** begin **

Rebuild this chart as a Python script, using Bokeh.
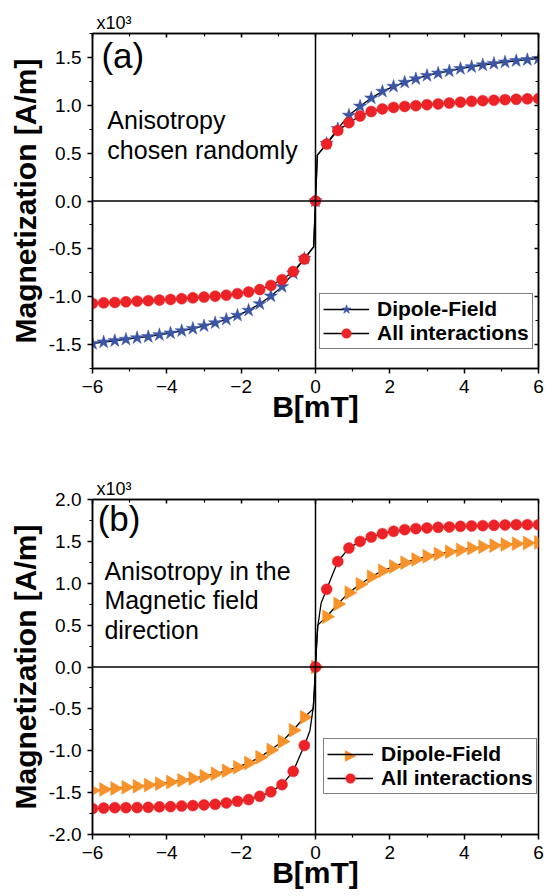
import numpy as np
from bokeh.plotting import figure
from bokeh.models import (Span, Label, Legend, LegendItem, LinearAxis, FixedTicker,
                          Range1d, PrintfTickFormatter, Title, CustomJSTickFormatter)
from bokeh.layouts import column
from bokeh.embed import file_html
from bokeh.resources import INLINE

FONT = "Liberation Sans"

# ---------------- data ----------------
B = [-6.0, -5.7, -5.4, -5.1, -4.8, -4.5, -4.2, -3.9, -3.6, -3.3, -3.0, -2.7, -2.4, -2.1,
     -1.8, -1.5, -1.2, -0.9, -0.6, -0.3, 0.0, 0.3, 0.6, 0.9, 1.2, 1.5, 1.8, 2.1, 2.4,
     2.7, 3.0, 3.3, 3.6, 3.9, 4.2, 4.5, 4.8, 5.1, 5.4, 5.7, 6.0]

# panel (a): anisotropy chosen randomly (x10^3 A/m)
a_dipole = [-1.49, -1.474, -1.46, -1.446, -1.43, -1.418, -1.398, -1.38, -1.356, -1.333,
            -1.305, -1.274, -1.237, -1.195, -1.142, -1.074, -0.993, -0.895, -0.755, -0.60,
            0.0,
            0.60, 0.755, 0.895, 0.99, 1.075, 1.145, 1.197, 1.24, 1.276, 1.31,
            1.335, 1.357, 1.383, 1.402, 1.421, 1.436, 1.451, 1.465, 1.476, 1.487]
a_all = [-1.07, -1.064, -1.06, -1.053, -1.047, -1.042, -1.035, -1.028, -1.021, -1.012,
         -1.004, -0.994, -0.984, -0.968, -0.95, -0.925, -0.882, -0.822, -0.737, -0.607,
         0.0,
         0.595, 0.737, 0.818, 0.888, 0.935, 0.962, 0.978, 0.988, 0.996, 1.006,
         1.014, 1.024, 1.033, 1.041, 1.048, 1.053, 1.059, 1.063, 1.067, 1.07]
# extra line-only points near B = 0
a_dipole_knee_B = [-0.05, 0.05]
a_dipole_knee_M = [-0.48, 0.48]
a_all_knee_B = [-0.05, 0.05]
a_all_knee_M = [-0.48, 0.48]

# panel (b): anisotropy in the magnetic field direction
b_dipole = [-1.475, -1.462, -1.45, -1.437, -1.424, -1.41, -1.393, -1.374, -1.352, -1.33,
            -1.305, -1.276, -1.24, -1.196, -1.145, -1.078, -0.99, -0.89, -0.755, -0.60,
            0.0,
            0.60, 0.752, 0.888, 0.988, 1.078, 1.148, 1.2, 1.245, 1.285, 1.322,
            1.35, 1.375, 1.398, 1.418, 1.435, 1.45, 1.462, 1.472, 1.48, 1.488]
b_all = [-1.69, -1.685, -1.68, -1.68, -1.678, -1.675, -1.67, -1.667, -1.66, -1.655,
         -1.647, -1.64, -1.623, -1.603, -1.583, -1.544, -1.49, -1.405, -1.246, -0.937,
         0.0,
         0.928, 1.26, 1.42, 1.5, 1.552, 1.592, 1.62, 1.64, 1.652, 1.66,
         1.668, 1.672, 1.68, 1.684, 1.688, 1.692, 1.696, 1.70, 1.70, 1.70]
b_dipole_knee_B = [-0.06, 0.06]
b_dipole_knee_M = [-0.5, 0.5]
b_all_knee_B = [-0.15, -0.06, -0.03, 0.03, 0.06, 0.15]
b_all_knee_M = [-0.76, -0.48, -0.28, 0.28, 0.48, 0.76]

x_ticks = [-6, -4, -2, 0, 2, 4, 6]
x_minor = [-5, -3, -1, 1, 3, 5]
a_y_ticks = [-1.5, -1.0, -0.5, 0.0, 0.5, 1.0, 1.5]
a_y_minor = [-1.75, -1.25, -0.75, -0.25, 0.25, 0.75, 1.25, 1.75]
b_y_ticks = [-2.0, -1.5, -1.0, -0.5, 0.0, 0.5, 1.0, 1.5, 2.0]
b_y_minor = [-1.75, -1.25, -0.75, -0.25, 0.25, 0.75, 1.25, 1.75]

BLUE = "#3b55a5"
RED = "#ec2227"
ORANGE = "#f7922a"


def merged(xs, ys, kx, ky):
    pts = sorted(list(zip(xs, ys)) + list(zip(kx, ky)))
    return [p[0] for p in pts], [p[1] for p in pts]


def style_axis(ax, tick_out, tick_in, labels=True):
    ax.axis_line_width = 1.5
    ax.axis_line_color = "black"
    ax.major_tick_line_width = 1.5
    ax.minor_tick_line_width = 1.2
    ax.major_tick_out = tick_out
    ax.major_tick_in = tick_in
    ax.minor_tick_out = 3 if tick_out else 0
    ax.minor_tick_in = 3 if tick_in else 0
    if labels:
        ax.major_label_text_font = FONT
        ax.major_label_text_font_size = "19px"
        ax.major_label_text_color = "black"
        ax.major_label_standoff = 6
    else:
        ax.formatter = CustomJSTickFormatter(code="return ''")
        ax.major_label_text_font_size = "0px"
        ax.major_label_standoff = 0


def panel(height, borders, yr, yt, ym, series, leg_loc, tag, tag_xy, lines, lines_xy,
          exp_standoff, tri_xy=None, right_axis=True):
    bl, br, bt, bb = borders
    p = figure(width=547, height=height, output_backend="svg", toolbar_location=None,
               x_range=Range1d(-6, 6), y_range=Range1d(*yr),
               min_border_left=bl, min_border_right=br, min_border_top=bt,
               min_border_bottom=bb)
    p.grid.visible = False
    p.outline_line_color = "black"
    p.outline_line_width = 1.5
    p.background_fill_color = "white"
    p.border_fill_color = "white"

    p.xaxis.ticker = FixedTicker(ticks=x_ticks, minor_ticks=x_minor)
    p.yaxis.ticker = FixedTicker(ticks=yt, minor_ticks=ym)
    p.yaxis.formatter = PrintfTickFormatter(format="%.1f")
    style_axis(p.xaxis[0], 5, 0)
    style_axis(p.yaxis[0], 5, 0)
    p.xaxis.axis_label = "B[mT]"
    p.yaxis.axis_label = "Magnetization [A/m]"
    for ax in (p.xaxis[0], p.yaxis[0]):
        ax.axis_label_text_font = FONT
        ax.axis_label_text_font_style = "bold"
        ax.axis_label_text_font_size = "30px"
        ax.axis_label_text_color = "black"
    p.xaxis.axis_label_standoff = -6
    p.yaxis.axis_label_standoff = 4

    top = LinearAxis(ticker=FixedTicker(ticks=x_ticks, minor_ticks=x_minor))
    style_axis(top, 0, 4, labels=False)
    p.add_layout(top, "above")
    if right_axis:
        right = LinearAxis(ticker=FixedTicker(ticks=yt, minor_ticks=ym))
        style_axis(right, 0, 4, labels=False)
        p.add_layout(right, "right")

    p.add_layout(Title(text="x10\u00b3", align="left", offset=4, text_font=FONT,
                       text_font_size="18px", text_font_style="normal",
                       text_color="black", standoff=exp_standoff), "above")

    p.add_layout(Span(location=0, dimension="width", line_color="black", line_width=1.5))
    p.add_layout(Span(location=0, dimension="height", line_color="black", line_width=1.5))

    if tri_xy is not None:
        # right-pointing triangle symbol for the legend entry (legend box is see-through)
        p.add_layout(Label(x=tri_xy[0], y=tri_xy[1], text="\u25b6", text_font="DejaVu Sans",
                           text_font_size="15px", text_color=ORANGE, text_align="center",
                           text_baseline="middle"))

    items = []
    for (label, ys, kx, ky, marker, color, size, angle, in_legend) in series:
        lx, ly = merged(B, ys, kx, ky)
        r_line = p.line(lx, ly, line_color="black", line_width=1.3)
        r_pts = p.scatter(B, ys, marker=marker, size=size, angle=angle,
                          fill_color=color, line_color=color, line_width=0.5)
        rends = [r_line, r_pts] if in_legend else [r_line]
        items.append(LegendItem(label=label, renderers=rends))

    leg = Legend(items=items, location=leg_loc)
    leg.border_line_color = "black"
    leg.border_line_width = 1.2
    leg.background_fill_color = "white"
    leg.background_fill_alpha = 1.0 if tri_xy is None else 0.0
    leg.label_text_font = FONT
    leg.label_text_font_style = "bold"
    leg.label_text_font_size = "21px"
    leg.label_text_color = "black"
    leg.glyph_width = 46
    leg.glyph_height = 24
    leg.label_height = 24
    leg.label_standoff = 8
    leg.spacing = 0
    leg.padding = 3
    leg.margin = 0
    p.add_layout(leg)

    p.add_layout(Label(x=tag_xy[0], y=tag_xy[1], text=tag, text_font=FONT,
                       text_font_size="35px", text_color="black"))
    for t, (lx_, ly_) in zip(lines, lines_xy):
        p.add_layout(Label(x=lx_, y=ly_, text=t, text_font=FONT,
                           text_font_size="25px", text_color="black"))
    return p


pa = panel(450, (91, 9, 33, 82), (-1.75, 1.75), a_y_ticks, a_y_minor,
           [("Dipole-Field", a_dipole, a_dipole_knee_B, a_dipole_knee_M, "star", BLUE, 14, 0.0, True),
            ("All interactions", a_all, a_all_knee_B, a_all_knee_M, "circle", RED, 11, 0.0, True)],
           (227, 19), "(a)", (-5.76, 1.317),
           ["Anisotropy", "chosen randomly"], [(-5.60, 0.70), (-5.60, 0.39)],
           2)

pb = panel(446, (92, 1, 49, 62), (-2.0, 2.0), b_y_ticks, b_y_minor,
           [("Dipole-Field", b_dipole, b_dipole_knee_B, b_dipole_knee_M, "triangle", ORANGE, 14, -np.pi / 2, False),
            ("All interactions", b_all, b_all_knee_B, b_all_knee_M, "circle", RED, 11, 0.0, True)],
           (231, 40), "(b)", (-5.86, 1.54),
           ["Anisotropy in the", "Magnetic field", "direction"],
           [(-5.68, 0.98), (-5.68, 0.63), (-5.68, 0.28)],
           1, tri_xy=(0.95, -1.05), right_axis=False)

layout = column(pa, pb, spacing=0)
open("out.html", "w").write(file_html(layout, INLINE))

** end **

Your task.
Repeat the lines of the listing above verbatim, beginning at its first line and ending at the line containing "a_all_knee_M = [-0.48, 0.48]", which is included. Omit pictures.

Task answer.
Rebuild this chart as a Python script, using Bokeh.
import numpy as np
from bokeh.plotting import figure
from bokeh.models import (Span, Label, Legend, LegendItem, LinearAxis, FixedTicker,
                          Range1d, PrintfTickFormatter, Title, CustomJSTickFormatter)
from bokeh.layouts import column
from bokeh.embed import file_html
from bokeh.resources import INLINE

FONT = "Liberation Sans"

# ---------------- data ----------------
B = [-6.0, -5.7, -5.4, -5.1, -4.8, -4.5, -4.2, -3.9, -3.6, -3.3, -3.0, -2.7, -2.4, -2.1,
     -1.8, -1.5, -1.2, -0.9, -0.6, -0.3, 0.0, 0.3, 0.6, 0.9, 1.2, 1.5, 1.8, 2.1, 2.4,
     2.7, 3.0, 3.3, 3.6, 3.9, 4.2, 4.5, 4.8, 5.1, 5.4, 5.7, 6.0]

# panel (a): anisotropy chosen randomly (x10^3 A/m)
a_dipole = [-1.49, -1.474, -1.46, -1.446, -1.43, -1.418, -1.398, -1.38, -1.356, -1.333,
            -1.305, -1.274, -1.237, -1.195, -1.142, -1.074, -0.993, -0.895, -0.755, -0.60,
            0.0,
            0.60, 0.755, 0.895, 0.99, 1.075, 1.145, 1.197, 1.24, 1.276, 1.31,
            1.335, 1.357, 1.383, 1.402, 1.421, 1.436, 1.451, 1.465, 1.476, 1.487]
a_all = [-1.07, -1.064, -1.06, -1.053, -1.047, -1.042, -1.035, -1.028, -1.021, -1.012,
         -1.004, -0.994, -0.984, -0.968, -0.95, -0.925, -0.882, -0.822, -0.737, -0.607,
         0.0,
         0.595, 0.737, 0.818, 0.888, 0.935, 0.962, 0.978, 0.988, 0.996, 1.006,
         1.014, 1.024, 1.033, 1.041, 1.048, 1.053, 1.059, 1.063, 1.067, 1.07]
# extra line-only points near B = 0
a_dipole_knee_B = [-0.05, 0.05]
a_dipole_knee_M = [-0.48, 0.48]
a_all_knee_B = [-0.05, 0.05]
a_all_knee_M = [-0.48, 0.48]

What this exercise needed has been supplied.